The opening credits roll, and I'm fairly disarmed by the remixed version of "Dude Looks Like A Lady" that serves as the show's theme song. It doesn't really make sense. Literally. This is a cooking show, not a transgender exposé. Anyway, our celebs and their chefs soon emerge. The teams: Wolfgang Puck and model Cindy Margolis, Cat Cora and football star Tony Gonzales, and Govind Armstrong and actress Alison Sweeney. Let's get cookin'!


It's the battle of the face-lifts!

These two are my favorite. However, I can't help noticing that Cat's breasts are just barely higher than Tony's groin.

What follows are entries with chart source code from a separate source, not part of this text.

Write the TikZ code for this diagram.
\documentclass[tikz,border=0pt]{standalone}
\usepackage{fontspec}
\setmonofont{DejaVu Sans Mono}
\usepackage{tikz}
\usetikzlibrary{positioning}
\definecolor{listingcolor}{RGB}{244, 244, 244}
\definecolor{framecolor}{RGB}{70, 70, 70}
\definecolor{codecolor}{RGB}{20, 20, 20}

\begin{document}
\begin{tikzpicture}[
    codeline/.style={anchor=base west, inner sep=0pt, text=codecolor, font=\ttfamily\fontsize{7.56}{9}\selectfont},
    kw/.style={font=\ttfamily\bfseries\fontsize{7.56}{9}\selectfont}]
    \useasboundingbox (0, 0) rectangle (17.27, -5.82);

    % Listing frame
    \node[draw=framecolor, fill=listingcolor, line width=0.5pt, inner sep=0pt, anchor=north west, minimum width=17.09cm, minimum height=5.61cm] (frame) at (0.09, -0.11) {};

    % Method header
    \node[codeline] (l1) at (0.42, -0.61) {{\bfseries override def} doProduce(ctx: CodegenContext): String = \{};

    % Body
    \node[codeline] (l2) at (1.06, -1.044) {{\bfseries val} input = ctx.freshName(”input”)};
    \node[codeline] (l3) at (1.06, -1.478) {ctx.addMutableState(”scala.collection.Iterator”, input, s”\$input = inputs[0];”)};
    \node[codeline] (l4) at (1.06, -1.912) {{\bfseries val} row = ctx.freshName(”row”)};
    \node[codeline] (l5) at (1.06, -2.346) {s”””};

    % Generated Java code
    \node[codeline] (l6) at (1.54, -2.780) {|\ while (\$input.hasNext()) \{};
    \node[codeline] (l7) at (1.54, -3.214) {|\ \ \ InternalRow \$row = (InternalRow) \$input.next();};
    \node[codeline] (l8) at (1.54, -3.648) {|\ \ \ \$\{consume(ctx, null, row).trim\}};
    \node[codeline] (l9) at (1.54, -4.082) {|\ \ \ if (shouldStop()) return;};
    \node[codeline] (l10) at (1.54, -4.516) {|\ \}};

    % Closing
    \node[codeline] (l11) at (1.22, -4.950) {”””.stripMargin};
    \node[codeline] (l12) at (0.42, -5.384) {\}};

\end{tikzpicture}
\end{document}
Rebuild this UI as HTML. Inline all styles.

"What is that?" Cindy asks Wolf. She learns that it is an exotic bird, one that few people know of. Something called CHICKEN.

Meet the judges. They look like they've just returned from some sort of cruise involving The Captain and Tenille.

Oooh! Time for a big twist! Each celeb will be missing two ingredients that will be hidden in the pantry!!! What a cruel and merciless game this is!

Tony struggles out of the gate. Time for a forced sports metaphor! "He's already trailing by a field goal!" Alan Thicke says. Dynamite!

Cindy Margolis handles her raw chicken...

...and then, without washing, she scoops out vanilla ice cream by hand. Mmmmm... E. coli sundae!

And now the real reason(s) Cindy Margolis is on the show...

Don't you just love when chefs play with their hair? Then again, I hear E. coli makes for wonderful conditioner.

Oh no! Cindy's missing an ingredient! Off to the pantry! Seriously, why do they even have this stupid twist?

That's right. To see Cindy's boobies bounce. (Insert "bowwm bowwwm" noise here)

As Tony cooks, Alan Thicke says, "Look how Tony uses the cookie cutter to make perfect tomato rounds to stack his mozzarella cheese. He's GOOD!" Has he ever seen a cookie cutter before? It's really not such an amazing feat.